[Records from a dataset]
-- BEGIN --
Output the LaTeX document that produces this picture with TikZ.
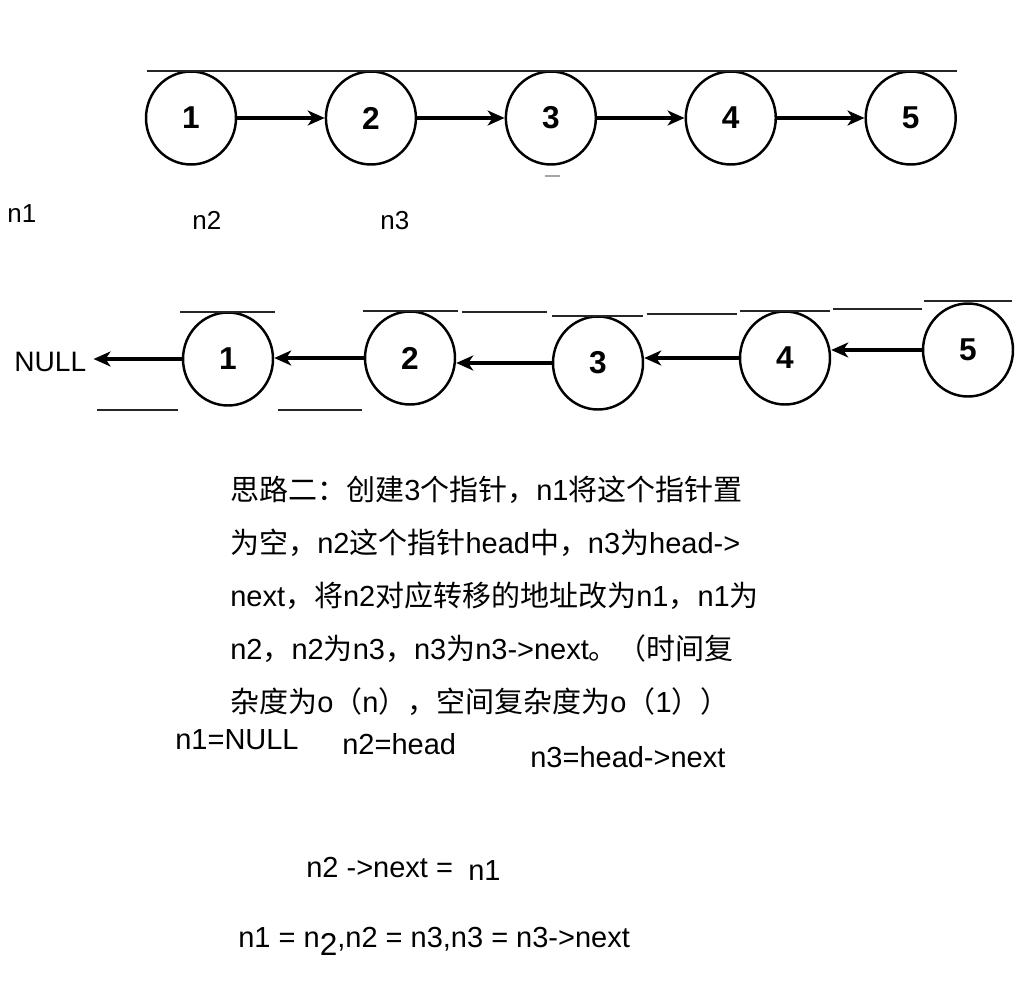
\documentclass[tikz,border=0pt]{standalone}
\usepackage{fontspec}
\setmainfont{Liberation Sans}
\newfontfamily\cjk{Noto Sans CJK SC}
\usetikzlibrary{shapes.geometric, arrows.meta, positioning}

\begin{document}
\begin{tikzpicture}[x=0.02cm, y=-0.02cm,
  listnode/.style={ellipse, draw=black, line width=1.4pt, minimum width=1.8cm,
    minimum height=1.86cm, inner sep=0pt, fill=white, font=\fontsize{18}{20}\selectfont\bfseries},
  arrow/.style={-{Stealth[length=3.4mm, width=3mm, inset=1mm]}, line width=1.8pt},
  ptr/.style={anchor=base west, inner sep=0pt, font=\fontsize{14.8}{17}\selectfont},
  note/.style={anchor=base west, inner sep=0pt, font=\fontsize{16.5}{20}\selectfont},
  cutline/.style={line width=0.6pt, black!85}
]
\useasboundingbox (0,0) rectangle (1028,984);

% 原链表
\node (a1) [listnode] at (191,118) {1};
\node (a2) [listnode, right=1.75cm of a1] {2};
\node (a3) [listnode, right=1.75cm of a2] {3};
\node (a4) [listnode, right=1.75cm of a3] {4};
\node (a5) [listnode, right=1.75cm of a4] {5};

\draw [arrow] (a1) -- (a2);
\draw [arrow] (a2) -- (a3);
\draw [arrow] (a3) -- (a4);
\draw [arrow] (a4) -- (a5);

\draw [cutline] (147,71) -- (957,71);
\draw [cutline, black!35] (545,176) -- (560,176);

% 三个指针
\node (p1) [ptr] at (7,222) {n1};
\node (p2) [ptr] at (192,229) {n2};
\node (p3) [ptr] at (380,229) {n3};

% 反转后的链表
\node (null) [anchor=west, inner sep=0.14cm, font=\fontsize{16}{19}\selectfont] at (7,362) {NULL};
\node (b1) [listnode] at (228,359) {1};
\node (b2) [listnode] at (410,358) {2};
\node (b3) [listnode] at (598,363) {3};
\node (b4) [listnode] at (785,358) {4};
\node (b5) [listnode] at (968,350) {5};

\draw [arrow] (b1.west) -- (b1.west -| null.east);
\draw [arrow] (b2.west) -- (b2.west -| b1.east);
\draw [arrow] (b3.west) -- (b3.west -| b2.east);
\draw [arrow] (b4.west) -- (b4.west -| b3.east);
\draw [arrow] (b5.west) -- (b5.west -| b4.east);

\draw [cutline] (180,312) -- (275,312);
\draw [cutline] (363,311) -- (458,311);
\draw [cutline] (462,312) -- (547,312);
\draw [cutline] (552,316) -- (643,316);
\draw [cutline] (647,314) -- (737,314);
\draw [cutline] (740,311) -- (830,311);
\draw [cutline] (833,309) -- (922,309);
\draw [cutline] (924,301) -- (1012,301);
\draw [cutline] (97,410) -- (178,410);
\draw [cutline] (278,410) -- (362,410);

% 思路说明
\node (idea1) [note] at (230,500) {{\cjk 思路二：创建}3{\cjk 个指针，}n1{\cjk 将这个指针置}};
\node (idea2) [note] at (230,553) {{\cjk 为空，}n2{\cjk 这个指针}head{\cjk 中，}n3{\cjk 为}head->};
\node (idea3) [note] at (230,606) {next{\cjk ，将}n2{\cjk 对应转移的地址改为}n1{\cjk ，}n1{\cjk 为}};
\node (idea4) [note] at (230,659) {n2{\cjk ，}n2{\cjk 为}n3{\cjk ，}n3{\cjk 为}n3->next{\cjk 。（时间复}};
\node (idea5) [note] at (230,712) {{\cjk 杂度为}o{\cjk （}n{\cjk ），空间复杂度为}o{\cjk （}1{\cjk ））}};

% 初始化与迭代
\node (init1) [note] at (175,749) {n1=NULL};
\node (init2) [note] at (342,754) {n2=head};
\node (init3) [note] at (530,767) {n3=head->next};

\node (step1) [note] at (306,877) {n2 ->next =};
\node (step1b) [note] at (468,880) {n1};
\node (step2) [note] at (238,947) {n1 = n\raisebox{-0.3em}{\fontsize{18}{20}\selectfont 2},n2 = n3,n3 = n3->next};

\end{tikzpicture}
\end{document}
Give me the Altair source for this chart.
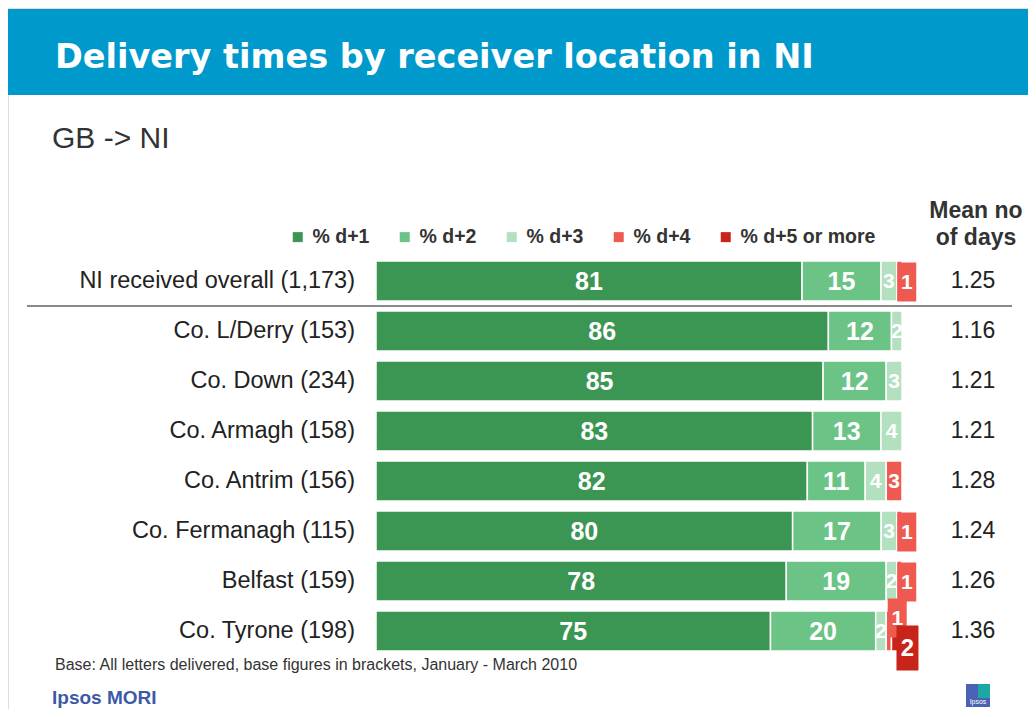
import altair as alt
import pandas as pd

# ---------------- data ----------------
categories = [
    "NI received overall (1,173)",
    "Co. L/Derry (153)",
    "Co. Down (234)",
    "Co. Armagh (158)",
    "Co. Antrim (156)",
    "Co. Fermanagh (115)",
    "Belfast (159)",
    "Co. Tyrone (198)",
]
levels = ["% d+1", "% d+2", "% d+3", "% d+4", "% d+5 or more"]
d1 = [81, 86, 85, 83, 82, 80, 78, 75]
d2 = [15, 12, 12, 13, 11, 17, 19, 20]
d3 = [3, 2, 3, 4, 4, 3, 2, 2]
d4 = [1, 0, 0, 0, 3, 1, 1, 1]
d5 = [0, 0, 0, 0, 0, 0, 0, 2]
means = [1.25, 1.16, 1.21, 1.21, 1.28, 1.24, 1.26, 1.36]
colors = ["#3b9553", "#6cc386", "#b3e1bf", "#ef5a50", "#c9241a"]

title_text = "Delivery times by receiver location in NI"
subtitle_text = "GB -> NI"
footnote_text = "Base: All letters delivered, base figures in brackets, January - March 2010"

# ---------------- tables ----------------
series = [d1, d2, d3, d4, d5]
rows = []
for i, cat in enumerate(categories):
    vals = [s[i] for s in series]
    total = sum(vals)
    acc = 0
    for k, (lev, v) in enumerate(zip(levels, vals)):
        start = acc / total
        acc += v
        end = acc / total
        if v > 0:
            rows.append(dict(cat=cat, level=lev, value=v, start=start, end=end,
                             mid=(start + end) / 2, has_d5=d5[i] > 0, order=k))
df = pd.DataFrame(rows)
mean_df = pd.DataFrame({"cat": categories, "mean": [f"{m:.2f}" for m in means]})
one = pd.DataFrame({"a": [0]})

FONT = "Liberation Sans"
xscale = alt.Scale(domain=[0, 1], range=[368, 894])
yscale = alt.Scale(domain=categories, range=[248, 648], paddingInner=0.2, paddingOuter=0.1)
Y = alt.Y("cat:N", scale=yscale, axis=None)

# ---------------- decorations ----------------
banner = alt.Chart(one).mark_rect(color="#0099cc").encode(
    x=alt.value(-3), x2=alt.value(1028), y=alt.value(1), y2=alt.value(87))
title = alt.Chart(one).mark_text(
    text=title_text, font="DejaVu Sans", fontWeight="bold", fontSize=33.5,
    color="white", align="left", baseline="alphabetic").encode(
    x=alt.value(47), y=alt.value(60))
subtitle = alt.Chart(one).mark_text(
    text=subtitle_text, font=FONT, fontSize=30, color="#333333",
    align="left", baseline="alphabetic").encode(x=alt.value(44), y=alt.value(140))
mean_h1 = alt.Chart(one).mark_text(
    text="Mean no", font=FONT, fontWeight="bold", fontSize=23, color="#333333",
    align="center", baseline="alphabetic").encode(x=alt.value(968), y=alt.value(210))
mean_h2 = alt.Chart(one).mark_text(
    text="of days", font=FONT, fontWeight="bold", fontSize=23, color="#333333",
    align="center", baseline="alphabetic").encode(x=alt.value(968), y=alt.value(237))
sep = alt.Chart(one).mark_rule(color="#8a8a8a", strokeWidth=2).encode(
    x=alt.value(19), x2=alt.value(1004), y=alt.value(298))
foot = alt.Chart(one).mark_text(
    text=footnote_text, font=FONT, fontSize=16, color="#333333",
    align="left", baseline="alphabetic").encode(x=alt.value(47), y=alt.value(662))
brand = alt.Chart(one).mark_text(
    text="Ipsos MORI", font=FONT, fontWeight="bold", fontSize=19, color="#3c5aa6",
    align="left", baseline="middle").encode(x=alt.value(44), y=alt.value(690))
logo = alt.Chart(one).mark_rect(color="#4a62b4").encode(
    x=alt.value(958), x2=alt.value(982), y=alt.value(676), y2=alt.value(699))
logo2 = alt.Chart(one).mark_rect(color="#1aa8a0").encode(
    x=alt.value(970), x2=alt.value(982), y=alt.value(676), y2=alt.value(690))
logo_t = alt.Chart(one).mark_text(
    text="Ipsos", font=FONT, fontSize=7, color="white", align="center",
    baseline="middle").encode(x=alt.value(970), y=alt.value(694))

# ---------------- bars ----------------
bars = alt.Chart(df).mark_rect(stroke="white", strokeWidth=1.5).encode(
    x=alt.X("start:Q", scale=xscale, axis=None),
    x2="end:Q",
    y=Y,
    color=alt.Color("level:N", scale=alt.Scale(domain=levels, range=colors),
                    legend=alt.Legend(title=None, orient="none", legendX=280, legendY=219,
                                      direction="horizontal", symbolType="square",
                                      symbolSize=100, symbolStrokeWidth=0,
                                      labelFont=FONT, labelFontWeight="bold",
                                      labelFontSize=19.5, labelColor="#333333",
                                      columnPadding=25, labelOffset=5)),
    order="order:Q",
)

big = df[df["level"].isin(levels[:2])]
small = df[(df["level"] == levels[2]) | ((df["level"] == levels[3]) & (df["value"] >= 3))]
callA = df[(df["level"] == levels[3]) & (df["value"] < 3) & (~df["has_d5"])]
callB = df[(df["level"] == levels[3]) & (df["value"] < 3) & (df["has_d5"])]
callC = df[df["level"] == levels[4]]

big_t = alt.Chart(big).mark_text(font=FONT, fontWeight="bold", fontSize=25,
                                 color="white", baseline="middle", dy=1).encode(
    x=alt.X("mid:Q", scale=xscale), y=Y, text="value:Q")
small_t = alt.Chart(small).mark_text(font=FONT, fontWeight="bold", fontSize=21,
                                     color="white", baseline="middle", dy=1).encode(
    x=alt.X("mid:Q", scale=xscale), y=Y, text="value:Q")

box19 = "M-0.487,-1H0.487V1H-0.487Z"
box22 = "M-0.489,-1H0.489V1H-0.489Z"


def callout(data, color, dx, dy, size, shape, fs):
    pt = alt.Chart(data).mark_point(filled=True, opacity=1, shape=shape, size=size,
                                    color=color, strokeWidth=0,
                                    xOffset=dx, yOffset=dy).encode(
        x=alt.X("start:Q", scale=xscale), y=Y)
    tx = alt.Chart(data).mark_text(font=FONT, fontWeight="bold", fontSize=fs,
                                   color="white", baseline="middle",
                                   xOffset=dx, yOffset=dy + 1).encode(
        x=alt.X("start:Q", scale=xscale), y=Y, text="value:Q")
    return pt + tx


cA = callout(callA, colors[3], 10, 1, 1521, box19, 21)
cB = callout(callB, colors[3], 11, -13, 1521, box19, 21)
cC = callout(callC, colors[4], 16, 17, 2025, box22, 24)

cat_t = alt.Chart(mean_df).mark_text(font=FONT, fontSize=23.5, color="#222222",
                                     align="right", baseline="middle").encode(
    x=alt.value(347), y=Y, text="cat:N")
mean_t = alt.Chart(mean_df).mark_text(font=FONT, fontSize=23, color="#222222",
                                      align="center", baseline="middle").encode(
    x=alt.value(965), y=Y, text="mean:N")

chart = alt.layer(
    banner, title, subtitle, mean_h1, mean_h2, sep,
    bars, big_t, small_t, cA, cB, cC, cat_t, mean_t,
    foot, brand, logo, logo2, logo_t,
).properties(
    width=1020, height=701,
    autosize=alt.AutoSizeParams(type="none"), padding=0,
).configure_view(stroke=None).configure(background="white")

chart.save("out.html", embed_options={"renderer": "svg", "actions": False})
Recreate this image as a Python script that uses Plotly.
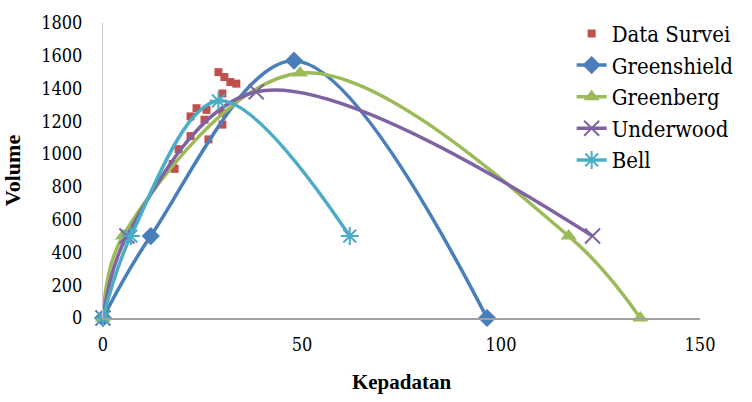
import plotly.graph_objects as go

# Data Survei (scatter)
survei_k = [29, 30.5, 32, 33.5, 30, 23.5, 22, 26, 25.5, 30, 30, 22, 26.5, 19, 17.5, 18]
survei_q = [1500, 1470, 1440, 1430, 1370, 1280, 1230, 1270, 1210, 1250, 1180, 1110, 1090, 1030, 940, 910]

# Model curves
greenshield_k = [0, 12, 48, 96.5]
greenshield_q = [0, 500, 1570, 0]
greenberg_k = [0, 5, 49.5, 117, 135]
greenberg_q = [0, 500, 1495, 500, 0]
underwood_k = [0, 6, 38.5, 123]
underwood_q = [0, 500, 1380, 500]
bell_k = [0, 7, 29, 62]
bell_q = [0, 500, 1325, 500]

x_ticks = [0, 50, 100, 150]
y_ticks = [0, 200, 400, 600, 800, 1000, 1200, 1400, 1600, 1800]

FONT = "DejaVu Serif Condensed, DejaVu Serif, serif"
TITLE_FONT = "Times New Roman, Liberation Serif, serif"

fig = go.Figure()
fig.add_trace(go.Scatter(x=survei_k, y=survei_q, mode="markers", name="Data Survei",
                         marker=dict(symbol="square", size=8, color="#C0504D"), cliponaxis=False))
fig.add_trace(go.Scatter(x=greenshield_k, y=greenshield_q, mode="lines+markers", name="Greenshield",
                         line=dict(color="#4A7EBB", width=3.5, shape="spline", smoothing=1),
                         marker=dict(symbol="diamond", size=14, color="#4A7EBB"), cliponaxis=False))
fig.add_trace(go.Scatter(x=greenberg_k, y=greenberg_q, mode="lines+markers", name="Greenberg",
                         line=dict(color="#9BBB59", width=3.5, shape="spline", smoothing=1),
                         marker=dict(symbol="triangle-up", size=14, color="#9BBB59"), cliponaxis=False))
fig.add_trace(go.Scatter(x=underwood_k, y=underwood_q, mode="lines+markers", name="Underwood",
                         line=dict(color="#7E62A1", width=3.5, shape="spline", smoothing=1),
                         marker=dict(symbol="x-thin-open", size=15, color="#7E62A1",
                                     line=dict(color="#7E62A1", width=2)), cliponaxis=False))
fig.add_trace(go.Scatter(x=bell_k, y=bell_q, mode="lines+markers", name="Bell",
                         line=dict(color="#4BACC6", width=3.5, shape="spline", smoothing=1),
                         marker=dict(symbol="asterisk-open", size=15, color="#4BACC6",
                                     line=dict(color="#4BACC6", width=2)), cliponaxis=False))

fig.update_layout(
    width=752, height=402,
    margin=dict(l=103, r=52, t=13, b=80),
    paper_bgcolor="white", plot_bgcolor="white",
    font=dict(family=FONT, size=18, color="black"),
    legend=dict(x=0.785, y=1.035, xanchor="left", yanchor="top",
                font=dict(family=FONT, size=22, color="black"), bgcolor="rgba(0,0,0,0)",
                tracegroupgap=0),
    xaxis=dict(range=[0, 150], tickvals=x_ticks, ticktext=[str(v) for v in x_ticks],
               tickfont=dict(family=FONT, size=18, color="black"),
               showgrid=False, zeroline=False, showline=True, linecolor="#A0A0A0", linewidth=1.5,
               ticks="", ticklabelstandoff=10,
               title=dict(text="<b>Kepadatan</b>", font=dict(family=TITLE_FONT, size=21), standoff=20)),
    yaxis=dict(range=[0, 1800], tickvals=y_ticks, ticktext=[str(v) for v in y_ticks],
               tickfont=dict(family=FONT, size=18, color="black"),
               showgrid=False, zeroline=False, showline=True, linecolor="#C8C8C8", linewidth=1,
               ticks="", ticklabelstandoff=16,
               title=dict(text="<b>Volume</b>", font=dict(family=TITLE_FONT, size=22), standoff=14)),
)

fig.write_html("out.html")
-- END --
Every line from the start of the listing above through the line with "(0,0) rectangle (1028,984);" should be repeated exactly; skip the pictures and add nothing else.

Output the LaTeX document that produces this picture with TikZ.
\documentclass[tikz,border=0pt]{standalone}
\usepackage{fontspec}
\setmainfont{Liberation Sans}
\newfontfamily\cjk{Noto Sans CJK SC}
\usetikzlibrary{shapes.geometric, arrows.meta, positioning}

\begin{document}
\begin{tikzpicture}[x=0.02cm, y=-0.02cm,
  listnode/.style={ellipse, draw=black, line width=1.4pt, minimum width=1.8cm,
    minimum height=1.86cm, inner sep=0pt, fill=white, font=\fontsize{18}{20}\selectfont\bfseries},
  arrow/.style={-{Stealth[length=3.4mm, width=3mm, inset=1mm]}, line width=1.8pt},
  ptr/.style={anchor=base west, inner sep=0pt, font=\fontsize{14.8}{17}\selectfont},
  note/.style={anchor=base west, inner sep=0pt, font=\fontsize{16.5}{20}\selectfont},
  cutline/.style={line width=0.6pt, black!85}
]
\useasboundingbox (0,0) rectangle (1028,984);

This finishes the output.